Nutrition For Runners
Caffeine for Runners
If you are like me and addicted to caffeine, you know the benefits it gives and the drawbacks. When I was nursing I would drink 10 cups of instant coffee a day, now I have two “good” coffees and about 6 cups of green tea. When I was a 10 cup a day addict, I didn’t have to be told that it was a drug because if I ever tried to cut back I suffered withdrawals big time.
I’ve never really used caffeine for sport related purposes, I don’t drink coffee before I run only because I don’t get time in the mornings and I don’t feel like one. However, I have worked with runners and in sporting clubs where caffeine has been used as a sport stimulant and I sit on the fence a bit when it comes to recommending it as a good stimulant for runners.
Here is what I know about Caffeine
Caffeine is classified as a drug as it provides a stimulus to the central nervous system
Caffeine is a natural stimulant and if taken in the correct dose produces no adverse affect on humans
Caffeine can be found in many forms, commonly and naturally in coffee beans and tea leaves, not so common but it is in natural form in chocolate, cocoa beans, guarana and Kola nuts.
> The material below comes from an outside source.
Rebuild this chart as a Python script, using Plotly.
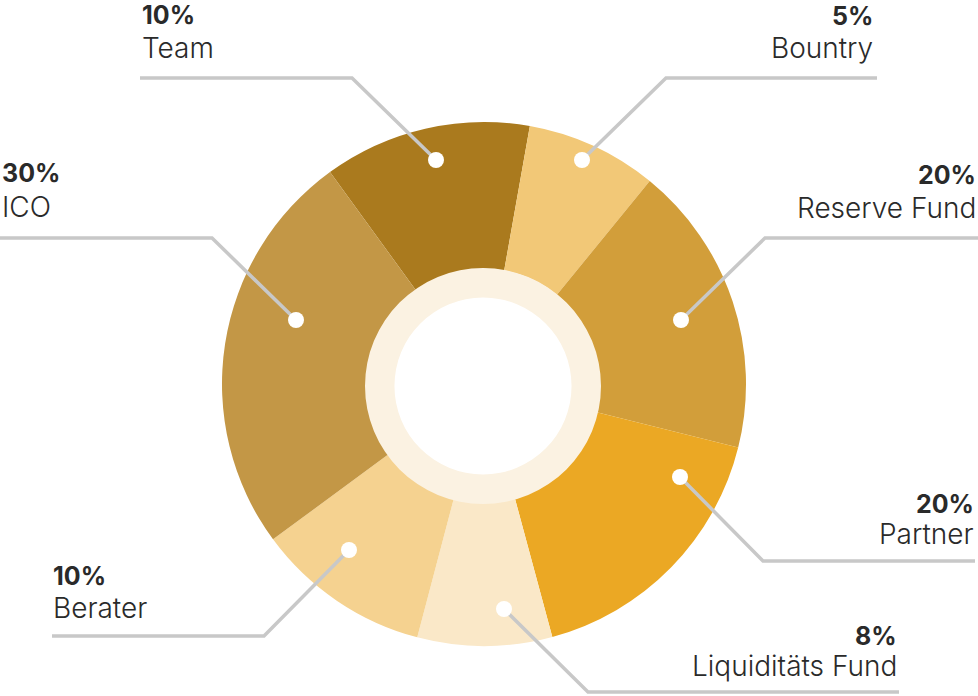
import plotly.graph_objects as go

# ---- data ----
categories = ["Team", "Bountry", "Reserve Fund", "Partner", "Liquiditäts Fund", "Berater", "ICO"]
label_pct = ["10%", "5%", "20%", "20%", "8%", "10%", "30%"]
# slice shares as drawn in the picture (percent of the circle)
slice_share = [12.8, 8.1, 18.0, 16.9, 8.3, 10.8, 25.1]
colors = ["#AA7A1E", "#F2C877", "#D29E3A", "#EBA824", "#FAE8C8", "#F5D290", "#C39746"]

W, H = 978, 696

# callout decoration geometry (pixel space): dot, elbow, line end, text anchor
callouts = [
    # dot,        elbow,      end,        text x, align,  pct y, name y
    ((436, 160), (352, 78), (140, 78), 140, "left", 15.0, 47.5),
    ((582, 160), (666, 78), (877, 78), 875, "right", 15.5, 48.0),
    ((681, 320), (765, 238), (978, 238), 978, "right", 175.0, 208.0),
    ((680, 477), (763, 561), (975, 561), 976, "right", 504.0, 533.5),
    ((504, 609), (588, 692), (899, 692), 899, "right", 636.0, 666.0),
    ((349, 550), (264, 636), (52, 636), 51, "left", 576.0, 607.5),
    ((296, 320), (212, 238), (0, 238), 0, "left", 173.0, 207.0),
]

fig = go.Figure()

# main donut
fig.add_trace(go.Pie(
    labels=categories, values=slice_share, sort=False, direction="clockwise",
    rotation=-36, hole=0.44,
    marker=dict(colors=colors, line=dict(width=0)),
    textinfo="none", hoverinfo="label", showlegend=False,
    domain=dict(x=[222 / W, 746 / W], y=[(H - 646) / H, (H - 122) / H]),
))
# inner cream ring
fig.add_trace(go.Pie(
    labels=["ring"], values=[1], sort=False, hole=0.75,
    marker=dict(colors=["#FBF2E2"], line=dict(width=0)),
    textinfo="none", hoverinfo="skip", showlegend=False,
    domain=dict(x=[365 / W, 601 / W], y=[(H - 504) / H, (H - 268) / H]),
))

shapes = []
for dot, elbow, end, *_ in callouts:
    shapes.append(dict(
        type="path", xref="x", yref="y", layer="above",
        path=f"M {dot[0]},{dot[1]} L {elbow[0]},{elbow[1]} L {end[0]},{end[1]}",
        line=dict(color="#C8C8C8", width=3.5),
    ))
for dot, *_ in callouts:
    r = 8
    shapes.append(dict(
        type="circle", xref="x", yref="y", layer="above",
        x0=dot[0] - r, x1=dot[0] + r, y0=dot[1] - r, y1=dot[1] + r,
        fillcolor="white", line=dict(width=0),
    ))

annotations = []
for (dot, elbow, end, tx, align, py, ny), name, pct in zip(callouts, categories, label_pct):
    annotations.append(dict(
        x=tx, y=py, xref="x", yref="y", text="<b>" + pct + "</b>", showarrow=False,
        xanchor=align, yanchor="middle", align=align,
        font=dict(family="Inter", size=25, color="#2A2A2A"),
    ))
    annotations.append(dict(
        x=tx, y=ny, xref="x", yref="y", text=name, showarrow=False,
        xanchor=align, yanchor="middle", align=align,
        font=dict(family="Inter", size=28, color="#2A2A2A", weight=300),
    ))

fig.update_layout(
    width=W, height=H, margin=dict(l=0, r=0, t=0, b=0),
    paper_bgcolor="white", plot_bgcolor="rgba(0,0,0,0)",
    xaxis=dict(range=[0, W], visible=False, fixedrange=True),
    yaxis=dict(range=[H, 0], visible=False, fixedrange=True),
    annotations=annotations, shapes=shapes,
)

fig.write_html("out.html")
And can be found added to many soft drinks, sports drinks, gels and in tablet form
Most studies conclude that caffeine does improve performances in athletes. It does this by delaying the onset of fatigue in endurance events, improves mental alertness and stimulates adrenaline that can increase athletic performance
Benefits vary from runner to runner. If you're a regular coffee drinker you may find the benefits you feel are not as great as you have created a tolerance over time. If you rarely drink the stuff and then have a cup before a race, you will probably feel a greater effect. Also caffeine quantity can affect people in different ways, so it is an individual thing
Recommended doses for recreational runners are 5mg per kg of body weight for tablet doses or 1 cup of coffee per 40kgs of weight, so 1-2 cups for average person. Remember though that caffeine can be found in other sources so make sure you are not drinking lots of coca cola as well as swigging coffee. Generally a 300-500mg cup one hour before exercise has been proven to provide improved endurance and mental alertness. Caffeine peaks an hour after ingestion and can continue to work for two hours
Drawbacks- caffeine ingestion can cause problem for some runners, commonly headaches, palpitations, insomnia, stomach upsets , it can have a diuretic effect and taken over long periods withdrawal symptoms
Caffeine also can work as a laxative, so be aware that you may need to toilet at the same time you are ready to race!
Although scientists claim that caffeine is not a diuretic when taken before sporting events, many athletes have claimed that they have suffered mild dehydration and cramps during an endurance event if they have taken caffeine prior to the event
This is what I have observed from footballers taking caffeine tablets before a match- Usually they were very energetic and played well in the first quarter, and then they would notice a loss of energy in the subsequent quarters. The boys who took the supplements more often suffered from leg cramps, which can be associated with dehydration, so they had to ensure they drank a lot more water or sports drinks in-between quarters.
Like anything in running, never try something new on race day. If you always have a strong coffee before an event then go for it, but don’t down a couple of cups without having trialed it on a training run.
If you tend to suffer from stomach upsets, or need to go to the toilet whilst running or get cramps maybe you need to review your coffee intake
Other natural forms of caffeine are Kola Nut- one teaspoon of Kola nut equal one cup of coffee; Guarana- one teaspoon equals one cup of coffee.